Programming Gran’s VCR

Opinion
By Ric Marshall-Nicholls

While running a focus group with 16-year-old boys recently, I realised two things about the yoof of today.

Realisation #1: in their eyes, I am now unequivocally, undeniably, 100 per cent old.

VHS

When a focus group respondent explains his use of social media to you using exactly the same tone you used to explain to Gran how to programme her VCR in 1990, you know you’re past it.

Show me the money

Realisation #2: they’ve got a hard-headed, and deeply mercenary, attitude to marketing communications way beyond their years. Ayn Rand would be proud. They get the game and they are experts at extracting what they want from it.

There has always been an implicit value exchange lurking behind marketing communications. Give us 30 seconds of your time between TV programmes and we’ll try to entertain you, for example.

Digital can make that value exchange much more explicit by being more nakedly transparent about what we want from people and what we are providing in return. On the basis of that night’s groups, it’s a smart way to go.

You scratch my back…

Cashback sites – companies that share affiliate revenues with consumers that buy through them – are perhaps the most basic, and blatant, example of this.

But it’s not all about direct sales mechanics.

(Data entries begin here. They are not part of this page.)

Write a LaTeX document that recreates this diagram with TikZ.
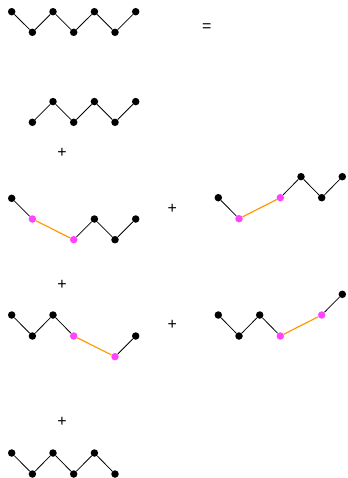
\documentclass[tikz,border=0pt]{standalone}
\usepackage{fontspec}
\setmainfont{Liberation Sans}
\definecolor{mag}{HTML}{FF44FF}
\definecolor{org}{HTML}{FF9900}
\begin{document}
\begin{tikzpicture}[x=1bp,y=-1bp,
  dot/.style={circle,fill=black,inner sep=0pt,minimum size=7.5bp},
  mdot/.style={circle,fill=mag,inner sep=0pt,minimum size=7.5bp},
  edge/.style={draw=black,line width=0.8bp},
  oedge/.style={draw=org,line width=1.2bp},
  sym/.style={font=\fontsize{16}{16}\selectfont,inner sep=0pt}]
\useasboundingbox (0,0) rectangle (347,478);
% row 1
\node[dot] (a1) at (11.7,11.7) {};
\node[dot] (a2) at (32.4,32.3) {};
\node[dot] (a3) at (53.0,11.7) {};
\node[dot] (a4) at (73.7,32.3) {};
\node[dot] (a5) at (94.4,11.7) {};
\node[dot] (a6) at (115.0,32.3) {};
\node[dot] (a7) at (135.7,11.7) {};
\draw[edge] (a1)--(a2)--(a3)--(a4)--(a5)--(a6)--(a7);
\node[sym] (eq) at (206.7,28) {=};
% row 2
\node[dot] (b2) at (32.4,122.3) {};
\node[dot] (b3) at (53.0,101.6) {};
\node[dot] (b4) at (73.7,122.3) {};
\node[dot] (b5) at (94.4,101.6) {};
\node[dot] (b6) at (115.0,122.3) {};
\node[dot] (b7) at (135.7,101.6) {};
\draw[edge] (b2)--(b3)--(b4)--(b5)--(b6)--(b7);
\node[sym] (p1) at (62,153) {+};
% row 3 left
\node[dot] (c1) at (11.7,198.3) {};
\node[mdot] (c2) at (32.4,219) {};
\node[mdot] (c3) at (73.7,239.7) {};
\node[dot] (c4) at (94.4,219) {};
\node[dot] (c5) at (115.0,239.7) {};
\node[dot] (c6) at (135.7,219) {};
\draw[edge] (c1)--(c2);
\draw[oedge] (c2)--(c3);
\draw[edge] (c3)--(c4)--(c5)--(c6);
\node[sym] (p2) at (172.3,209) {+};
% row 3 right
\node[dot] (d1) at (218.3,197.7) {};
\node[mdot] (d2) at (239.0,218.7) {};
\node[mdot] (d3) at (280.3,197.7) {};
\node[dot] (d4) at (301.0,176.7) {};
\node[dot] (d5) at (321.7,197.7) {};
\node[dot] (d6) at (342.3,176.7) {};
\draw[edge] (d1)--(d2);
\draw[oedge] (d2)--(d3);
\draw[edge] (d3)--(d4)--(d5)--(d6);
\node[sym] (p3) at (62,284.5) {+};
% row 4 left
\node[dot] (e1) at (11.7,315) {};
\node[dot] (e2) at (32.4,336) {};
\node[dot] (e3) at (53.0,315) {};
\node[mdot] (e4) at (73.7,336) {};
\node[mdot] (e5) at (115.0,356.7) {};
\node[dot] (e6) at (135.7,336) {};
\draw[edge] (e1)--(e2)--(e3)--(e4);
\draw[oedge] (e4)--(e5);
\draw[edge] (e5)--(e6);
\node[sym] (p4) at (172.3,325) {+};
% row 4 right
\node[dot] (f1) at (218.3,315) {};
\node[dot] (f2) at (239.0,336) {};
\node[dot] (f3) at (259.7,315) {};
\node[mdot] (f4) at (280.3,336) {};
\node[mdot] (f5) at (321.7,315) {};
\node[dot] (f6) at (342.3,294.3) {};
\draw[edge] (f1)--(f2)--(f3)--(f4);
\draw[oedge] (f4)--(f5);
\draw[edge] (f5)--(f6);
\node[sym] (p5) at (62,422.3) {+};
% row 5
\node[dot] (g1) at (11.7,453) {};
\node[dot] (g2) at (32.4,474) {};
\node[dot] (g3) at (53.0,453) {};
\node[dot] (g4) at (73.7,474) {};
\node[dot] (g5) at (94.4,453) {};
\node[dot] (g6) at (115.0,474) {};
\draw[edge] (g1)--(g2)--(g3)--(g4)--(g5)--(g6);
\end{tikzpicture}
\end{document}
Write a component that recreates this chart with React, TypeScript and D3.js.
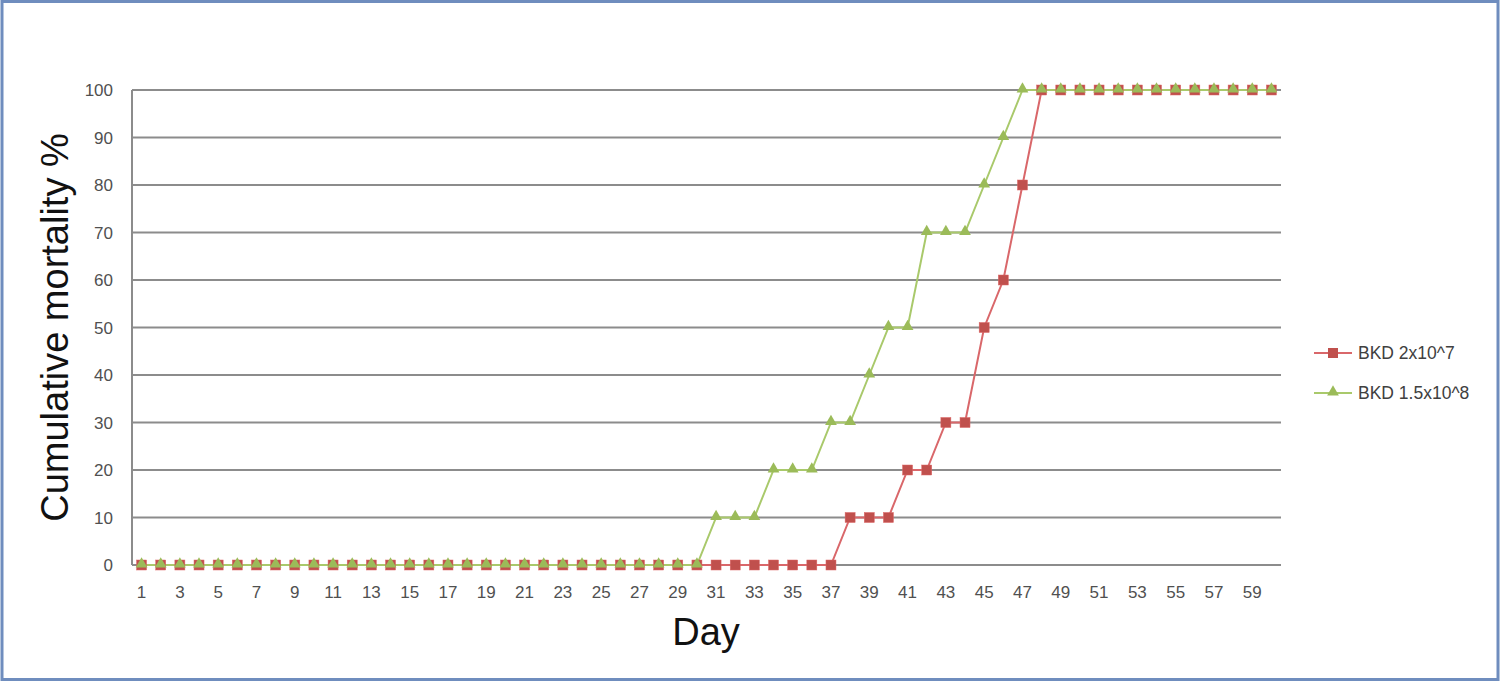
import React from "react";
import * as d3 from "d3";

const days: number[] = Array.from({ length: 60 }, (_, i) => i + 1);
const series1Name = "BKD 2x10^7";
const series2Name = "BKD 1.5x10^8";
const series1: number[] = [
  0, 0, 0, 0, 0, 0, 0, 0, 0, 0,
  0, 0, 0, 0, 0, 0, 0, 0, 0, 0,
  0, 0, 0, 0, 0, 0, 0, 0, 0, 0,
  0, 0, 0, 0, 0, 0, 0, 10, 10, 10,
  20, 20, 30, 30, 50, 60, 80, 100, 100, 100,
  100, 100, 100, 100, 100, 100, 100, 100, 100, 100,
];
const series2: number[] = [
  0, 0, 0, 0, 0, 0, 0, 0, 0, 0,
  0, 0, 0, 0, 0, 0, 0, 0, 0, 0,
  0, 0, 0, 0, 0, 0, 0, 0, 0, 0,
  10, 10, 10, 20, 20, 20, 30, 30, 40, 50,
  50, 70, 70, 70, 80, 90, 100, 100, 100, 100,
  100, 100, 100, 100, 100, 100, 100, 100, 100, 100,
];
const yTicks: number[] = [0, 10, 20, 30, 40, 50, 60, 70, 80, 90, 100];

const W = 1501;
const H = 682;
const left = 132;
const right = 1281;
const top = 90;
const bottom = 565;

export default function App() {
  const x = d3.scaleBand<number>().domain(days).range([left, right]);
  const y = d3.scaleLinear().domain([0, 100]).range([bottom, top]);
  const cx = (d: number) => (x(d) as number) + x.bandwidth() / 2;
  const line = d3
    .line<number>()
    .x((_, i) => cx(days[i]))
    .y((v) => y(v));
  const red = "#C0504D";
  const redLine = "#D9676A";
  const green = "#9BBB59";
  const greenLine = "#A9C96B";
  const tri = d3.symbol().type(d3.symbolTriangle).size(60)() as string;
  const font = "'Liberation Sans', Arial, sans-serif";
  return (
    <svg
      width={W}
      height={H}
      style={{ position: "absolute", left: 0, top: 0 }}
      fontFamily={font}
    >
      <rect x={0} y={0} width={W} height={H} fill="white" />
      <rect x={2} y={1.5} width={W - 5} height={H - 4} fill="none" stroke="#6F8DBE" strokeWidth={3} />
      {yTicks.map((t) => (
        <g key={t}>
          <line x1={left} x2={right} y1={y(t)} y2={y(t)} stroke="#8C8C8C" strokeWidth={2} />
          <text x={113} y={y(t) + 6} textAnchor="end" fontSize={17} fill="#505050">
            {t}
          </text>
        </g>
      ))}
      <line x1={left} x2={left} y1={top} y2={bottom} stroke="#8C8C8C" strokeWidth={2} />
      {days
        .filter((d) => d % 2 === 1)
        .map((d) => (
          <text key={d} x={cx(d)} y={598} textAnchor="middle" fontSize={17} fill="#505050">
            {d}
          </text>
        ))}
      <path d={line(series1) as string} fill="none" stroke={redLine} strokeWidth={2} />
      <path d={line(series2) as string} fill="none" stroke={greenLine} strokeWidth={2} />
      {series1.map((v, i) => (
        <rect key={"r" + i} x={cx(days[i]) - 5} y={y(v) - 5} width={10} height={10} fill={red} stroke="#D66" strokeWidth={0.5} />
      ))}
      {series2.map((v, i) => (
        <path key={"g" + i} d={tri} transform={`translate(${cx(days[i])},${y(v) - 1})`} fill={green} />
      ))}
      <text
        transform={`translate(68,${(top + bottom) / 2}) rotate(-90)`}
        textAnchor="middle"
        fontSize={38}
        fill="#111"
      >
        Cumulative mortality %
      </text>
      <text x={706} y={645} textAnchor="middle" fontSize={38} fill="#111">
        Day
      </text>
      <g>
        <line x1={1314} x2={1352} y1={353} y2={353} stroke={redLine} strokeWidth={2} />
        <rect x={1328} y={348} width={10} height={10} fill={red} />
        <text x={1358} y={359} fontSize={17.5} fill="#404040">{series1Name}</text>
        <line x1={1314} x2={1352} y1={393} y2={393} stroke={greenLine} strokeWidth={2} />
        <path d={tri} transform="translate(1333,392)" fill={green} />
        <text x={1358} y={399} fontSize={17.5} fill="#404040">{series2Name}</text>
      </g>
    </svg>
  );
}
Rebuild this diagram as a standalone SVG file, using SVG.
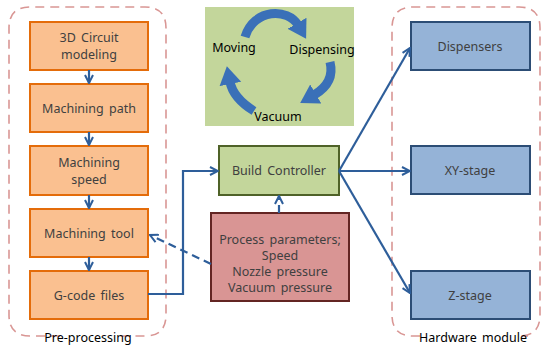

I’ve always been a fan of pay-with-a-tweet models where brands exchange reach in return for something of value. Special K’s recent Tweet Shop is just the most recent consumer-facing example.

Bodyform

Or it could just be taking the time to properly respond to people who have taken the time to engage with you. Witness Bodyform’s takedown this week of a male poster’s tongue-in-cheek complaint about their unrealistically rosy portrayal of women’s ‘monthlies’ (copyright: Gran, 1954) in their ads.

I do like a brand that can laugh at itself.